Source code of charts
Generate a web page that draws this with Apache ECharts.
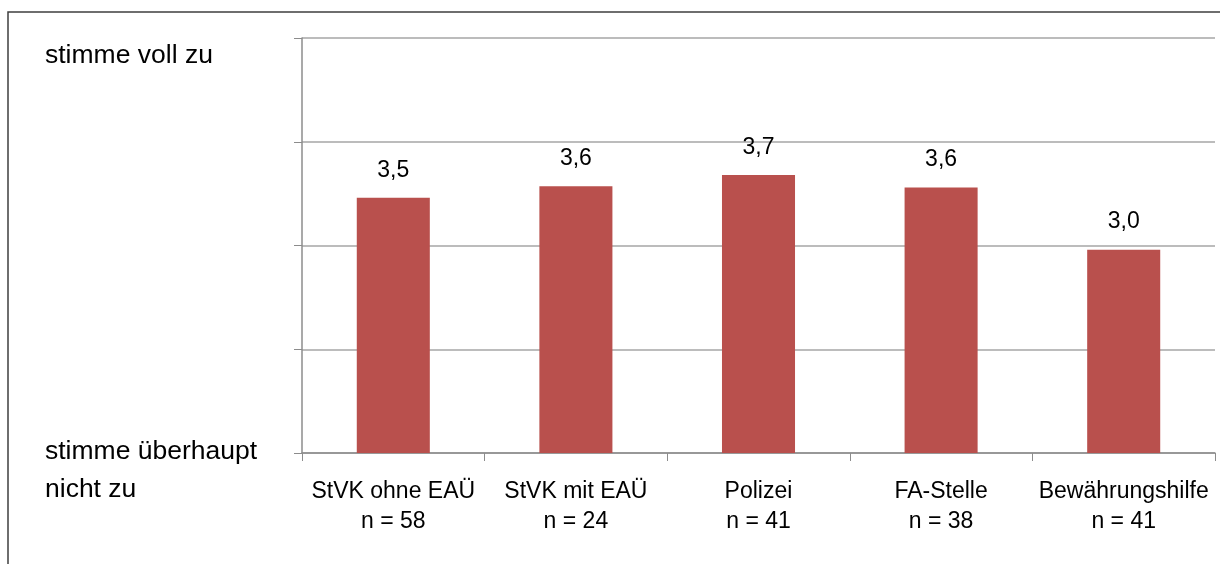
<!DOCTYPE html>
<html>
<head>
<meta charset="utf-8">
<script src="https://cdn.jsdelivr.net/npm/echarts@6/dist/echarts.min.js"></script>
<style>
html,body{margin:0;padding:0;background:#fff;}
#c{width:1220px;height:564px;}
</style>
</head>
<body>
<div id="c"></div>
<script>
const categories = ['StVK ohne EAÜ', 'StVK mit EAÜ', 'Polizei', 'FA-Stelle', 'Bewährungshilfe'];
const sampleSizes = ['n = 58', 'n = 24', 'n = 41', 'n = 38', 'n = 41'];
const values = [3.46, 3.57, 3.68, 3.56, 2.96];
const yTickLabels = { 1: ['stimme überhaupt', 'nicht zu'], 5: ['stimme voll zu'] };

const chart = echarts.init(document.getElementById('c'));
const FONT = 'Liberation Sans';
chart.setOption({
  animation: false,
  backgroundColor: '#fff',
  textStyle: { fontFamily: FONT },
  graphic: [{
    type: 'rect',
    shape: { x: 8, y: 12, width: 1300, height: 700 },
    style: { fill: 'none', stroke: '#3f3f3f', lineWidth: 1.5 },
    silent: true
  }],
  grid: { left: 302, right: 5, top: 38, bottom: 111, containLabel: false },
  xAxis: {
    type: 'category',
    data: categories.map((c, i) => c + '\n' + sampleSizes[i]),
    axisLine: { lineStyle: { color: '#8c8c8c', width: 1.5 } },
    axisTick: { show: true, length: 8, alignWithLabel: false, lineStyle: { color: '#8c8c8c', width: 1 } },
    axisLabel: { color: '#000', fontSize: 23, lineHeight: 30, margin: 24, fontFamily: FONT, interval: 0 }
  },
  yAxis: {
    type: 'value',
    min: 1, max: 5, interval: 1,
    axisLine: { show: true, lineStyle: { color: '#8c8c8c', width: 1.5 } },
    axisTick: { show: true, length: 8, lineStyle: { color: '#8c8c8c' } },
    splitLine: { lineStyle: { color: '#a6a6a6', width: 1.5 } },
    axisLabel: {
      formatter: v => {
        const l = yTickLabels[v];
        if (!l) return '';
        return l.map(s => '{f|' + s + '}').join('\n');
      },
      align: 'left', margin: 257, verticalAlign: 'middle',
      rich: {
        f: { color: '#000', fontSize: 26.5, lineHeight: 38, padding: [36, 0, 0, 0], fontFamily: FONT }
      }
    }
  },
  series: [{
    type: 'bar',
    data: values,
    barCategoryGap: '60%',
    itemStyle: { color: '#b9504d' },
    label: {
      show: true, position: 'top', distance: 16, color: '#000', fontSize: 23, fontFamily: FONT,
      formatter: p => p.value.toFixed(1).replace('.', ',')
    }
  }]
});
</script>
</body>
</html>
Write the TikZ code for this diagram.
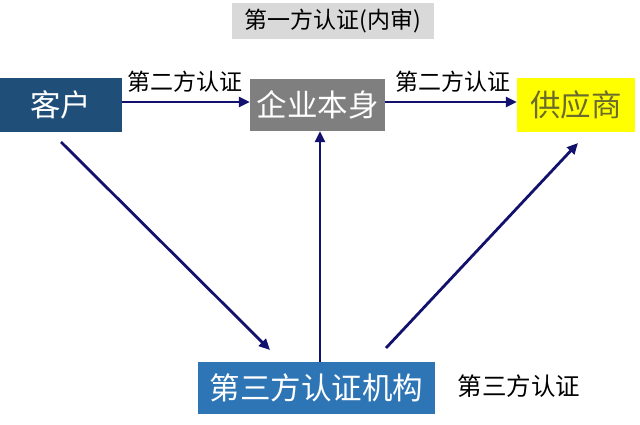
\documentclass[tikz,border=0pt]{standalone}
\usepackage{fontspec}
\setmainfont{Noto Sans CJK SC}
\usetikzlibrary{arrows.meta}
\definecolor{custblue}{HTML}{1F4E79}
\definecolor{entgray}{HTML}{7F7F7F}
\definecolor{supyellow}{HTML}{FFFF00}
\definecolor{suptext}{HTML}{6B6B2E}
\definecolor{thirdblue}{HTML}{2E75B6}
\definecolor{lblgray}{HTML}{D9D9D9}
\definecolor{arrnavy}{HTML}{12126E}
\begin{document}
\begin{tikzpicture}[x=1pt,y=-1pt,
  box/.style={inner sep=0pt, anchor=center, font=\fontsize{30.5}{33}\selectfont},
  lbl/.style={inner sep=0pt, font=\fontsize{23}{26}\selectfont, text=black},
  conn/.style={draw=arrnavy, line width=2.8pt, -{Triangle[length=11pt,width=10pt]}}]
\useasboundingbox (0,0) rectangle (640,425);
\fill[white] (0,0) rectangle (640,425);
% top label
\node[lbl, fill=lblgray, minimum width=202pt, minimum height=36pt] (first) at (333,21) {第一方认证(内审)};
% boxes
\node[box, fill=custblue, text=white, minimum width=122pt, minimum height=54pt] (cust) at (61,105) {客户};
\node[box, fill=entgray, text=white, minimum width=135pt, minimum height=52pt] (ent) at (317.5,105) {企业本身};
\node[box, fill=supyellow, text=suptext, minimum width=118pt, minimum height=54pt] (sup) at (576,105) {供应商};
\node[box, fill=thirdblue, text=white, minimum width=237pt, minimum height=52pt] (third) at (316.5,388) {第三方认证机构};
% labels
\node[lbl] (l1) at (185,82) {第二方认证};
\node[lbl] (l2) at (453,82) {第二方认证};
\node[lbl, font=\fontsize{24.5}{26}\selectfont] (l3) at (519,386) {第三方认证};
% connectors
\draw[conn] (cust.east |- 0,102) -- (ent.west |- 0,102);
\draw[conn] (ent.east |- 0,102) -- (sup.west |- 0,102);
\coordinate (a1s) at (61,142);
\coordinate (a1e) at (270,350);
\draw[conn] (a1s) -- (a1e);
\draw[conn] (third.north -| 320,0) -- (ent.south -| 320,0);
\coordinate (a3s) at (386,348);
\coordinate (a3e) at (578,143);
\draw[conn] (a3s) -- (a3e);
\end{tikzpicture}
\end{document}
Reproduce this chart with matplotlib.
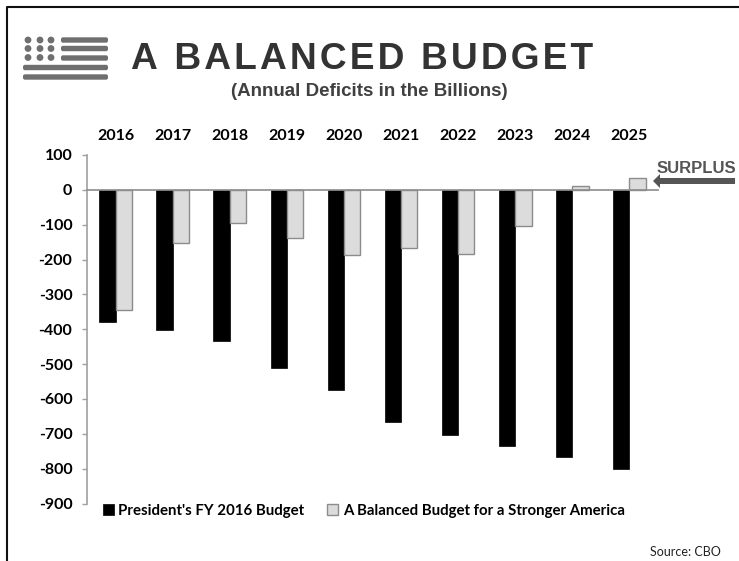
import numpy as np
import matplotlib
matplotlib.use("Agg")
import matplotlib.pyplot as plt
from matplotlib.patches import FancyBboxPatch, Circle, FancyArrow

# Data
years = ["2016", "2017", "2018", "2019", "2020", "2021", "2022", "2023", "2024", "2025"]
president = [-380, -401, -435, -511, -575, -667, -703, -734, -768, -801]
balanced = [-346, -152, -95, -137, -186, -168, -184, -105, 12, 33]
yticks = [100, 0, -100, -200, -300, -400, -500, -600, -700, -800, -900]

W, H = 739, 561
label_font = ["Lato", "DejaVu Sans"]
head_font = ["Liberation Sans", "DejaVu Sans"]

plt.rcParams["axes.unicode_minus"] = False
plt.rcParams["font.family"] = label_font
plt.rcParams["font.weight"] = "bold"

fig = plt.figure(figsize=(W / 100, H / 100), dpi=100)

# overlay in pixel coordinates for the frame, flag icon and arrow
bg = fig.add_axes([0, 0, 1, 1])
bg.set_xlim(0, W)
bg.set_ylim(H, 0)
bg.axis("off")
bg.plot([7, 7, W], [H, 6.5, 6.5], color="#111111", lw=1.5)

icon = "#6f6f6f"
for cx in [28, 40, 51]:
    for cy in [40, 48.5, 57.5]:
        bg.add_patch(Circle((cx, cy), 3.4, color=icon, lw=0))
for x0, cy in [(61, 40), (61, 48.5), (61, 58), (23, 67.5), (23, 77)]:
    bg.add_patch(FancyBboxPatch((x0 + 2, cy - 0.7), 108 - x0 - 4, 1.4,
                                boxstyle="round,pad=2", color=icon, lw=0))
bg.add_patch(FancyArrow(735, 181, -82, 0, width=6, head_width=14, head_length=7,
                        length_includes_head=True, color="#555555", lw=0))

# hair spaces give the title its letter spacing
title = "\u200a".join("A BALANCED BUDGET")
bg.text(362.5, 59.5, title, family=head_font, fontweight="bold",
        fontsize=26.7, color="#333333", ha="center", va="center")
bg.text(369, 91, "(Annual Deficits in the Billions)", family=head_font, fontweight="bold",
        fontsize=13.5, color="#404040", ha="center", va="center")
bg.text(696, 168.5, "SURPLUS", family=head_font, fontweight="bold",
        fontsize=12, color="#555555", ha="center", va="center")
bg.text(721, 552, "Source: CBO", family=label_font, fontweight="normal", fontsize=9,
        color="#222222", ha="right", va="center")

# chart
ax = fig.add_axes([87 / W, 1 - 503.5 / H, 571 / W, (503.5 - 155) / H])
ax.patch.set_alpha(0)
x = np.arange(len(years))
w = 0.285
b1 = ax.bar(x - w / 2, president, w, color="black", edgecolor="black", linewidth=0.5,
            label="President's FY 2016 Budget")
b2 = ax.bar(x + w / 2, balanced, w, color="#dcdcdc", edgecolor="#8c8c8c", linewidth=1,
            label="A Balanced Budget for a Stronger America")

ax.set_xlim(-0.5, len(years) - 0.5)
ax.set_ylim(-900, 100)
ax.set_yticks(yticks)
ax.set_xticks(x, years)
ax.xaxis.tick_top()
ax.tick_params(axis="x", length=0, pad=9, labelsize=11.5)
ax.tick_params(axis="y", length=3.6, width=1, color="#a0a0a0", pad=7, labelsize=11.5)

ax.spines["top"].set_visible(False)
ax.spines["right"].set_visible(False)
ax.spines["left"].set_color("#a0a0a0")
ax.spines["left"].set_linewidth(1.2)
ax.spines["bottom"].set_position(("data", 0))
ax.spines["bottom"].set_color("#8c8c8c")
ax.spines["bottom"].set_linewidth(1.2)

fig.legend(handles=[b1, b2], ncol=2, frameon=False,
           loc="center left", bbox_to_anchor=(89 / W, 1 - 510.5 / H),
           prop={"family": label_font, "weight": "bold", "size": 10.8},
           handlelength=0.75, handleheight=0.75, handletextpad=0.3, columnspacing=1.5)

fig.savefig("out.png", dpi=100)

§ **What is expected**
Pictures excluded, retype exactly the lines running from the one with "Reproduce this chart with matplotlib." through the one with "from matplotlib.patches import". Include both end lines and nothing more.

§ **Worked answer**
Reproduce this chart with matplotlib.
import numpy as np
import matplotlib
matplotlib.use("Agg")
import matplotlib.pyplot as plt
from matplotlib.patches import FancyBboxPatch, Circle, FancyArrow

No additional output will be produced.